Step 3: Build the roadmap. Once armed with stakeholder input and buy-in for individual requirements and overall priorities, CIOs can transform application gap analysis into actionable modernization roadmaps. Modernization can take many shapes financially and technically. Some of the most common options include rearchitecting, remediating or refactoring legacy systems to deliver more modern performance and interoperability; re-platforming systems from high-cost hardware to cloud-ready platforms; replacing systems with new COTS, SaaS or custom applications; or simply retiring systems that no longer have value to the agency.

When modernizing monolithic legacy systems, consider a hybrid strategy -- with critical capabilities layered in near term while working to unlock core business data, logic and rules for use in new applications. Using application discovery tools, CIOs can identify and map “black box” functionality for easier export and use.

To determine which systems to modernize and when, weigh the potential impact or benefits -- cost savings, improved performance and/or better cyber hygiene -- against project complexity and, by extension, cost, time requirements and risk. It may make sense to pursue a two-track strategy where the primary focus is advancing the mission with more agile, transformative capabilities while lowering long-term sustainment and operational costs. As a secondary focus, consider chartering a dedicated team to pursue quick-win opportunities that deliver rapid ROI by rationalizing and retiring redundant systems.

A two-track strategy lets agencies pursue and provision each objective appropriately -- ensuring that tactical cost savings don’t come at the expense of more strategic objectives.
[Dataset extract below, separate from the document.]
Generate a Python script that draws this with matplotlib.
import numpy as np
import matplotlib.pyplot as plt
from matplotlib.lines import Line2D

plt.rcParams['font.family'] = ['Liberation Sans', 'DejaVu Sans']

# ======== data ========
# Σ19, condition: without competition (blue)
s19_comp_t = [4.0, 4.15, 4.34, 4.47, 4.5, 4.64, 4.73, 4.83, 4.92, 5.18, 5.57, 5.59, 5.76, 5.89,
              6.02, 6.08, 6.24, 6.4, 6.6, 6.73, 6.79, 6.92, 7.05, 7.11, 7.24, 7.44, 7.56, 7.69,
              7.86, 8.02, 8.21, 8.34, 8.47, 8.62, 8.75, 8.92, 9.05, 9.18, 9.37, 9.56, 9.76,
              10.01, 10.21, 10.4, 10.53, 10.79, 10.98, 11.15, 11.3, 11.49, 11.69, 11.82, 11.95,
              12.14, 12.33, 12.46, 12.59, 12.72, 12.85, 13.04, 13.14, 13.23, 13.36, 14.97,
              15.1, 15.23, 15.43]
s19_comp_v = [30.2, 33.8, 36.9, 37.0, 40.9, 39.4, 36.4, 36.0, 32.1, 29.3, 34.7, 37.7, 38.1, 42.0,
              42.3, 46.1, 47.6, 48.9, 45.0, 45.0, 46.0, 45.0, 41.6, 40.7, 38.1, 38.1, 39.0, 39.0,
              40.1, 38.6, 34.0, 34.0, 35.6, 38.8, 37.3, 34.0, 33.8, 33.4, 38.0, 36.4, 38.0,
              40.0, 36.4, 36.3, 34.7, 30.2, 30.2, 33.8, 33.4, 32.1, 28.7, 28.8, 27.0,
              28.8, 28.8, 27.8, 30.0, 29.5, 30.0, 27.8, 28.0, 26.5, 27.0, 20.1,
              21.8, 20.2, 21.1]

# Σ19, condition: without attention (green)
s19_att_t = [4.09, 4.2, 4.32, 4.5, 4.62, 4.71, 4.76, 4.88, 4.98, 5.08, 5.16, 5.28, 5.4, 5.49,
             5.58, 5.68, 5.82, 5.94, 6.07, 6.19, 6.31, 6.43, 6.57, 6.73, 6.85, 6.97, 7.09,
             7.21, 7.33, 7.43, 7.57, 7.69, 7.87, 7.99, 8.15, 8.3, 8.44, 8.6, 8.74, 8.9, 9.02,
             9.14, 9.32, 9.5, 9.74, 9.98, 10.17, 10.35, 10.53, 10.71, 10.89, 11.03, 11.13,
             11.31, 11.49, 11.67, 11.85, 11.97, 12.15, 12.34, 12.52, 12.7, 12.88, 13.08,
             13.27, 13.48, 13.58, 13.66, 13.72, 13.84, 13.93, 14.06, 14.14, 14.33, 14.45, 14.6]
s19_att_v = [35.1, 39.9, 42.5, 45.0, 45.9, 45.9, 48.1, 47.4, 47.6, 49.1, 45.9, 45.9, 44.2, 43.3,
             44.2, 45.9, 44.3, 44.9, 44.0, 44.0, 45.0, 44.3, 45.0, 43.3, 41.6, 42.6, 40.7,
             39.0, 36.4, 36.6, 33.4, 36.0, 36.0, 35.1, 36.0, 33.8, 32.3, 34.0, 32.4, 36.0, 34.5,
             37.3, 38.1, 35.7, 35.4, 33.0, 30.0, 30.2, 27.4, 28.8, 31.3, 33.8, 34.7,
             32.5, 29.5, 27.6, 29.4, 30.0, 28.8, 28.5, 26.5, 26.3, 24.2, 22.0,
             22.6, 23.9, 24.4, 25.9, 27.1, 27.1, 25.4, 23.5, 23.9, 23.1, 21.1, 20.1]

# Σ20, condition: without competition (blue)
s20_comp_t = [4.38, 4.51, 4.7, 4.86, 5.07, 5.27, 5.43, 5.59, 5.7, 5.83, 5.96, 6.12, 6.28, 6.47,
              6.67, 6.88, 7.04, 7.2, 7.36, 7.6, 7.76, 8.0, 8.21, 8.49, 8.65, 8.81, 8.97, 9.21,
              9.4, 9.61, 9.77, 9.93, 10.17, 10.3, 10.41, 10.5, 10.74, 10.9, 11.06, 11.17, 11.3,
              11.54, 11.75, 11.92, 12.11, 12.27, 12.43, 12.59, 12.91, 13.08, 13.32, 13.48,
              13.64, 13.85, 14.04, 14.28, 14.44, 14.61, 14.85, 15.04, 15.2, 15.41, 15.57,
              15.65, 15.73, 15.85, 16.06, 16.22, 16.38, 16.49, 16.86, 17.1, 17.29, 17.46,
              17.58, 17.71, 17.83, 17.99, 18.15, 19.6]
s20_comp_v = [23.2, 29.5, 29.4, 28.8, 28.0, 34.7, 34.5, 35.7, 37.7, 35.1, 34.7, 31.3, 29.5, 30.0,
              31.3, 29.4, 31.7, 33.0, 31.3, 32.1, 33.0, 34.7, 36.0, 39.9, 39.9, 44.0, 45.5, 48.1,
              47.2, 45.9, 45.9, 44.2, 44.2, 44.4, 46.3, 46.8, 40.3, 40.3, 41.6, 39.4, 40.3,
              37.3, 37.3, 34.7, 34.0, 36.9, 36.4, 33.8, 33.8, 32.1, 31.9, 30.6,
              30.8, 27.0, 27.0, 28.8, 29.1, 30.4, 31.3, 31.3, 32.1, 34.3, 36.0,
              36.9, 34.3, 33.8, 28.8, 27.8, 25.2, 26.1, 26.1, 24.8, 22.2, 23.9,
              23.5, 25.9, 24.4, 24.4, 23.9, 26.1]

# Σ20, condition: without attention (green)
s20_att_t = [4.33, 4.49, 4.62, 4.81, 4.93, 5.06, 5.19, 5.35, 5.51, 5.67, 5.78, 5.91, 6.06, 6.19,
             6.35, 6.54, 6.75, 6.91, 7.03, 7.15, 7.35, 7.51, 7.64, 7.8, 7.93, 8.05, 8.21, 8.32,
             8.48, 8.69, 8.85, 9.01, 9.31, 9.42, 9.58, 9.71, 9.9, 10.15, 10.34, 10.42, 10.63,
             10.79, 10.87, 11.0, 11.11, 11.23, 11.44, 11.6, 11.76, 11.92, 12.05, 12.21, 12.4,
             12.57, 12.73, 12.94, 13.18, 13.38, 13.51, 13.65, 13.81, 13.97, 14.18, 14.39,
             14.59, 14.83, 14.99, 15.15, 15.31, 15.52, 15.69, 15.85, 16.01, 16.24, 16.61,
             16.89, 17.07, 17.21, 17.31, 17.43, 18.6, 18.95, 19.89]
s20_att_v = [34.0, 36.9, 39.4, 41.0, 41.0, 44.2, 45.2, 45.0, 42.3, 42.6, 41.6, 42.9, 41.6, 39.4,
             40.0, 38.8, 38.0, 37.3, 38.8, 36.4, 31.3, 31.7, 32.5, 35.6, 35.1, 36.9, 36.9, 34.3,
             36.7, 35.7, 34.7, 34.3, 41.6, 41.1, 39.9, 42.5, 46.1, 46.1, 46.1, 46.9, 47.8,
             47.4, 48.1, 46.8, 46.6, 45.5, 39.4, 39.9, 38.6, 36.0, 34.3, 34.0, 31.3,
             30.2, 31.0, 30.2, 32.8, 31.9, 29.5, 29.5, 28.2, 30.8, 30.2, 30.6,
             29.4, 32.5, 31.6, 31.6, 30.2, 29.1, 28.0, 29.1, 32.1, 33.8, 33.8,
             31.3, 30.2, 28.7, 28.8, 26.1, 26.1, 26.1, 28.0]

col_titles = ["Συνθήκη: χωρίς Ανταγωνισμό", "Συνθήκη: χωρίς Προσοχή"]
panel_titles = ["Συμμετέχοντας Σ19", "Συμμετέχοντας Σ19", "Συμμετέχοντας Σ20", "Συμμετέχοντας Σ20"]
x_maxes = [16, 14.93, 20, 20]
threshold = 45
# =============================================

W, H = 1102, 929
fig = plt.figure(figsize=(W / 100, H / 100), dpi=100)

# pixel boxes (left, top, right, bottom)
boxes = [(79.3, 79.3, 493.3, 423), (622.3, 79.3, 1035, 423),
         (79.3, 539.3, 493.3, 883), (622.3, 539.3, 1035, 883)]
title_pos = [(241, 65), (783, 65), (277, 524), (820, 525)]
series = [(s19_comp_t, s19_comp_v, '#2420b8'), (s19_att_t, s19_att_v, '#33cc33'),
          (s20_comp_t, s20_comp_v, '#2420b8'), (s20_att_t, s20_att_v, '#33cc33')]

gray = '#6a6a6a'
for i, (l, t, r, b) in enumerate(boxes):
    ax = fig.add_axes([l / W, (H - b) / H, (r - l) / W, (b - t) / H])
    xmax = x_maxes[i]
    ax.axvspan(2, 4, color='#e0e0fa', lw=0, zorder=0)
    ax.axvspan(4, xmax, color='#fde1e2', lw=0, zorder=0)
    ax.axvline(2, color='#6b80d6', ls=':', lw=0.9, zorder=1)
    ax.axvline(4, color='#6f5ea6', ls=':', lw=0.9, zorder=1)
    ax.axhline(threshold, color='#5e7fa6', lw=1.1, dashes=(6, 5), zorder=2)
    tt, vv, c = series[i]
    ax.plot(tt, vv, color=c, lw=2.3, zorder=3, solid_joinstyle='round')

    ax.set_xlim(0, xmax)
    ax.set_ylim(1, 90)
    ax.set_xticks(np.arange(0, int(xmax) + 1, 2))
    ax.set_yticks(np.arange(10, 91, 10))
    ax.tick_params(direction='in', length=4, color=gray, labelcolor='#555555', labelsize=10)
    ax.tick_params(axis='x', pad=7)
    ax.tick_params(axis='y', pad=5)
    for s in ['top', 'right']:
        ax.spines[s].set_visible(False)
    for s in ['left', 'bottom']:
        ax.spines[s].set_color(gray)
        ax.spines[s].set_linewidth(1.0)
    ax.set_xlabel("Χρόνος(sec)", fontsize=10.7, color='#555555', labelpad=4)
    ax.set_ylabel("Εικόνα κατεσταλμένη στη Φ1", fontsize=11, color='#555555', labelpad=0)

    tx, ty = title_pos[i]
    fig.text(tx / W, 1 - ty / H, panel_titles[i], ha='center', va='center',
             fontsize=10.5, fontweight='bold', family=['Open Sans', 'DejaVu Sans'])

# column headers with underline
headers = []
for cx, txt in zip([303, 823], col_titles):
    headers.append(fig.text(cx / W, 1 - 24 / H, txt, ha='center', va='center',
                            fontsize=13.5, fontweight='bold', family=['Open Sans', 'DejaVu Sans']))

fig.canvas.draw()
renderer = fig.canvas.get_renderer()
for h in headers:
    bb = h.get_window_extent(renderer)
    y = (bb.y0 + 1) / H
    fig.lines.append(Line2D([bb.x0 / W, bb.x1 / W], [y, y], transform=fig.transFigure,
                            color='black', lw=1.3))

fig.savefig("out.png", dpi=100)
Step 4: Organize for success. When it comes to long-term, sustainable success, how you execute is as important as how you build. Scale and industrialize efforts by creating dedicated teams and centers of excellence for core aspects of IT modernization. Adopt agile and other iterative approaches to help manage risk -- especially when looking to migrate static implementations to very dynamic cloud environments. And, ensure strong governance with active participation of business stakeholders to ensure forward momentum and alignment with the mission.

Although it may be impossible to eradicate modernization “fires,” agencies are wise to focus resources on crafting a more thoughtful, proactive approach. These four steps will help agencies craft a strategy that empowers them to stretch limited funding -- and to maximize the technical and mission benefits of modernization.